Context and Impact of the “Four Ds”
The report frames 2024 around the “Four Ds”—Demographics, Decarbonization, Digitalization, and Deglobalization—which are transforming investment strategies among major financial institutions. Deglobalization, for example, is driving the relocation of supply chains and the formation of regional economic blocs, directly influencing investment choices in private equity and real estate.
Private Equity: Continuous Growth in Europe, Caution in the United States
harts show a steady increase in institutional funds allocated to private equity, rising from 4.3% in 2019 to 6.9% in 2023. This growth reflects the sustained appeal of private equity to investors seeking to diversify portfolios and maximize returns in a financial environment that has performed strongly over the past decade. Particularly in Europe, private equity appears robust. European funds now outperform their North American counterparts—a surprising trend attributed to two main factors:
• Entry Multiples and Use of Debt: In North America, high entry multiples and extensive use of debt increase transaction costs amid rising interest rates. This complicates transaction profitability, unlike European funds, which adopt a more cautious approach with lower multiples and less reliance on debt.
• Transaction Slowdowns and Exit Delays: U.S. managers sometimes face challenges in exiting investments at attractive valuations. Many choose to wait for a more favorable market to maximize returns, even if it means delaying planned exits.
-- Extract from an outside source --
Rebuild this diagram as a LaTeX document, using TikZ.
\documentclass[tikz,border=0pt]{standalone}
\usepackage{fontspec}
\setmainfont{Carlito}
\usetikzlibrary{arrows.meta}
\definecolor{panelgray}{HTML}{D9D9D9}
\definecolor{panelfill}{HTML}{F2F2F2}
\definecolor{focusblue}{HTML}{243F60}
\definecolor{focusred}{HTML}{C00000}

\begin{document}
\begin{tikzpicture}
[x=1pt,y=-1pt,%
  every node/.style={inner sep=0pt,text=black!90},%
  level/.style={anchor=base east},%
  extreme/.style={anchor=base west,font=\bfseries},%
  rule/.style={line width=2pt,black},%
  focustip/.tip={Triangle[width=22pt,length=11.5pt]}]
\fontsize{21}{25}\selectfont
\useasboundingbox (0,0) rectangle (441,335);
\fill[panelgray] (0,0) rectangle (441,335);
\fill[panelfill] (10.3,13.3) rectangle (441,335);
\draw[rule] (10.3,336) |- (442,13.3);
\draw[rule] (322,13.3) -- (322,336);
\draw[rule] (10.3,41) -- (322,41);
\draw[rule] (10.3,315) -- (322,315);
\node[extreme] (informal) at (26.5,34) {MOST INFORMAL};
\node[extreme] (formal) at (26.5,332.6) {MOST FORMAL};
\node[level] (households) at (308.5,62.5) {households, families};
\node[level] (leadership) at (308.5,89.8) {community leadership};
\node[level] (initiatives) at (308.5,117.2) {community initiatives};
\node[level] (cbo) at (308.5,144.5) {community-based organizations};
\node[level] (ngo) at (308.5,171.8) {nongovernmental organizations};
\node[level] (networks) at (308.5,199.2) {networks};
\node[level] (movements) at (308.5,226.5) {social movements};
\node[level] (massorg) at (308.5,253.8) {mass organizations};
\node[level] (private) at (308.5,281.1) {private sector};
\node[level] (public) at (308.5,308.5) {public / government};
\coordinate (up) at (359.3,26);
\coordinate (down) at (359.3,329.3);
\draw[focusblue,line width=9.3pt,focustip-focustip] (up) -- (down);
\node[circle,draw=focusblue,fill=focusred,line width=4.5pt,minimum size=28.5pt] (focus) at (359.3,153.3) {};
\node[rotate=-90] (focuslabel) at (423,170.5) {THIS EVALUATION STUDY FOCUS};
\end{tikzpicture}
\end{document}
Real Estate: Real Estate Debt as a Safe Haven
The charts highlight a notable difference between the performance of direct real estate investments and real estate debt funds. The real estate sector has shown some lag due to post-pandemic challenges in the office sector. However, certain areas within real estate, especially the hospitality sector, have benefited from forced savings during successive lockdowns and an inflationary context.
Comparison with Global Benchmark Indices (S&P 500, Russell 2000, MSCI)
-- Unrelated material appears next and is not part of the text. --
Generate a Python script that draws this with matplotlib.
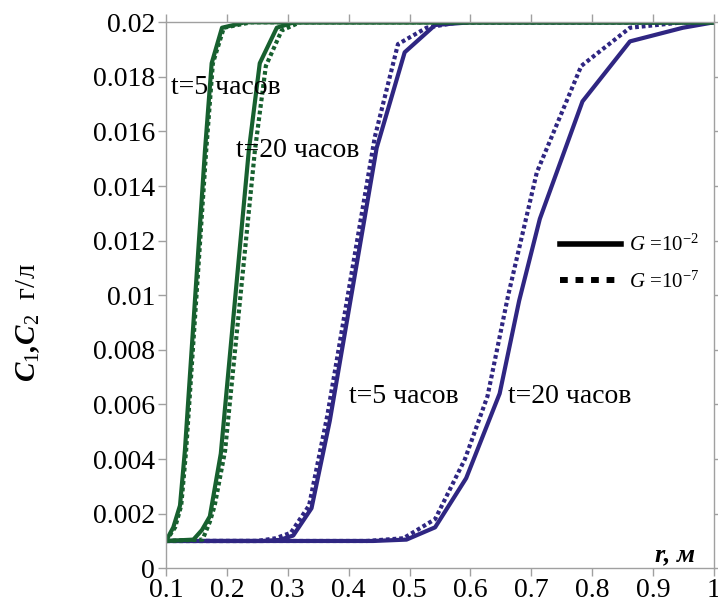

Another key point in Preqin’s charts is the comparison between private asset performance (private equity and real estate) and public market indices. While private equity has maintained a lead in 5- and 10-year returns, all other sectors underperformed compared to the S&P 500, which has significantly benefited from tech stocks’ surges, including the FAANG (Google (Alphabet GOOG), Apple (AAPL), Facebook (Meta), Amazon (AMZN)), or in the extended “Magnificent Seven” (Microsoft (MSFT), Tesla (TSLA), and NVIDIA (NVDA)), where tech stocks make up over 25% of the index.
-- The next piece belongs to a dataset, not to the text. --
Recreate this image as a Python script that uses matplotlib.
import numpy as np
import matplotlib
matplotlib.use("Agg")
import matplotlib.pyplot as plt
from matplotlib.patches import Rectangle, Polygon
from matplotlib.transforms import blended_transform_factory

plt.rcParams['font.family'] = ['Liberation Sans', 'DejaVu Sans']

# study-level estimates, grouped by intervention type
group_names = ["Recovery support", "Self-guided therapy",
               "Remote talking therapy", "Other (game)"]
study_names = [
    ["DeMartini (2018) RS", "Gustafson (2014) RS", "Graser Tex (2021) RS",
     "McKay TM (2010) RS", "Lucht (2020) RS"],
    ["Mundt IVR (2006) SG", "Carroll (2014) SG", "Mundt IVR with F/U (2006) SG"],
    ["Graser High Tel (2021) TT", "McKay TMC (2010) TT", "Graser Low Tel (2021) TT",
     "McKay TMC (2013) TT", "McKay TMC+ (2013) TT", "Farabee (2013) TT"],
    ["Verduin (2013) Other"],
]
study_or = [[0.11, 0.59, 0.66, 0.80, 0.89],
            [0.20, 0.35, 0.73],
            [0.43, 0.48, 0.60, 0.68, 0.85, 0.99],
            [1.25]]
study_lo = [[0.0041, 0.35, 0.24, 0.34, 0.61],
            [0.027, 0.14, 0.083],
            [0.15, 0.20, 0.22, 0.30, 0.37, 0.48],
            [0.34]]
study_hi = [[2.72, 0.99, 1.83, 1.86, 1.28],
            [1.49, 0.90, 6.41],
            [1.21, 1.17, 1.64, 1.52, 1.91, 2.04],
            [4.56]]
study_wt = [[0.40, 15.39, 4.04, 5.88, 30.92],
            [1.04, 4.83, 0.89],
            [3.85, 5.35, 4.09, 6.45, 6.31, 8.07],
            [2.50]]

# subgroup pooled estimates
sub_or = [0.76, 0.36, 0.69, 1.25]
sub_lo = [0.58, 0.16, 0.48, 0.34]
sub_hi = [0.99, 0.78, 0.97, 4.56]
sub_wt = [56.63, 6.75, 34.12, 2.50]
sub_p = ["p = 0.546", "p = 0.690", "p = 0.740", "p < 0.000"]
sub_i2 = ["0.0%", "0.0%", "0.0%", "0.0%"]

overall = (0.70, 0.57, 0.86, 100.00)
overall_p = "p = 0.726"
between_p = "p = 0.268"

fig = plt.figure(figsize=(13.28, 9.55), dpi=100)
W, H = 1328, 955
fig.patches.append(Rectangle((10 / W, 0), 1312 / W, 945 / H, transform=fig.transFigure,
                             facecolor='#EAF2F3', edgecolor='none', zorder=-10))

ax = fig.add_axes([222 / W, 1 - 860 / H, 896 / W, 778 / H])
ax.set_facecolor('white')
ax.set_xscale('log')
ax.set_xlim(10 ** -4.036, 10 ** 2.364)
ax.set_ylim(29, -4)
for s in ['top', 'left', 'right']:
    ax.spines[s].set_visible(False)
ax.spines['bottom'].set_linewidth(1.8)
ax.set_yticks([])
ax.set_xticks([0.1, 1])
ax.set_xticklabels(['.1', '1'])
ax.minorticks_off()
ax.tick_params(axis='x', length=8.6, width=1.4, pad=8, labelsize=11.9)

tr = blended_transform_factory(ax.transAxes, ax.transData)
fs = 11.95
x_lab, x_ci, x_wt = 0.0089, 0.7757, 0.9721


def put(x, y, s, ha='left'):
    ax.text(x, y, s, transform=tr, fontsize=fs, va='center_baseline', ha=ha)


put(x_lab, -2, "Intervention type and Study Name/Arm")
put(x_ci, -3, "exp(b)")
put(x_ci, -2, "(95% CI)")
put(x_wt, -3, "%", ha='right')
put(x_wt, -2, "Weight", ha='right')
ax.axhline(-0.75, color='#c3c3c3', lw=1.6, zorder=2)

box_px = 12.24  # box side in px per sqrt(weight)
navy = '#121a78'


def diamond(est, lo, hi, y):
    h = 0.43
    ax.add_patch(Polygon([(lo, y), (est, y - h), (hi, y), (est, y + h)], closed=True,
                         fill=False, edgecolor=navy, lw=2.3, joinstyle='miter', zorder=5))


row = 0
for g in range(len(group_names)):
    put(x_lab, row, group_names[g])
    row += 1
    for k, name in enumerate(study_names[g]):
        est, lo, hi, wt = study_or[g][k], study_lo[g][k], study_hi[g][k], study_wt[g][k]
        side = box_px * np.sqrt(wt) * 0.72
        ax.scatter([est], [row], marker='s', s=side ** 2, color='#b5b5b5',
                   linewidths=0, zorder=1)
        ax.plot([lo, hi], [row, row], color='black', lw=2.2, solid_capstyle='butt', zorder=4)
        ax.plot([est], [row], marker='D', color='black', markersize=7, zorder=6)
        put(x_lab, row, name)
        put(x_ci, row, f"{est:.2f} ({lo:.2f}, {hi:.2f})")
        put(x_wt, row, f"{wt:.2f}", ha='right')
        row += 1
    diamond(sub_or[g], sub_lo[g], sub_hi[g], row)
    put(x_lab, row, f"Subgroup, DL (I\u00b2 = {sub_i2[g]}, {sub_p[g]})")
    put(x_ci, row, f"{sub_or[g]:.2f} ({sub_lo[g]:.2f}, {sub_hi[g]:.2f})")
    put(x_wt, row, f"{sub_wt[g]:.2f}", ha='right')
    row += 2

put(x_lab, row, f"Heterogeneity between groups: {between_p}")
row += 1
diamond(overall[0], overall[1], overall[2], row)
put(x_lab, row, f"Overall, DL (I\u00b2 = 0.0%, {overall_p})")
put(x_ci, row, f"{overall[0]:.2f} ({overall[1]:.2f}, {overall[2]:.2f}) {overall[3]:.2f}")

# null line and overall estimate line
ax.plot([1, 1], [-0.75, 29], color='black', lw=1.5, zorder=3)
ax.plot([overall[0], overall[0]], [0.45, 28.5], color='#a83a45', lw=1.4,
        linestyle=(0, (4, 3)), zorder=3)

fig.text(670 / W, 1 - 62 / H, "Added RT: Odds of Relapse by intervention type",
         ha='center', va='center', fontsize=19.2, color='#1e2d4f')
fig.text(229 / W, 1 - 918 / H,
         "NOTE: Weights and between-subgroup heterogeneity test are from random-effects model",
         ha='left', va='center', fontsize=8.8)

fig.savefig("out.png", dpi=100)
Toward a Strategy of Resilience and Adaptation
For investment professionals, 2024 marks a strategic turning point. Amid rising rates and global transformations, private equity and real estate must adapt. European private equity demonstrates admirable flexibility but needs to remain vigilant of market cycles. For real estate, debt costs have become a crucial component for securing returns in volatile markets. The ability of funds and asset managers to adapt to new economic realities by prioritizing regional and segmented strategies could well determine the success of these two key sectors in the years ahead.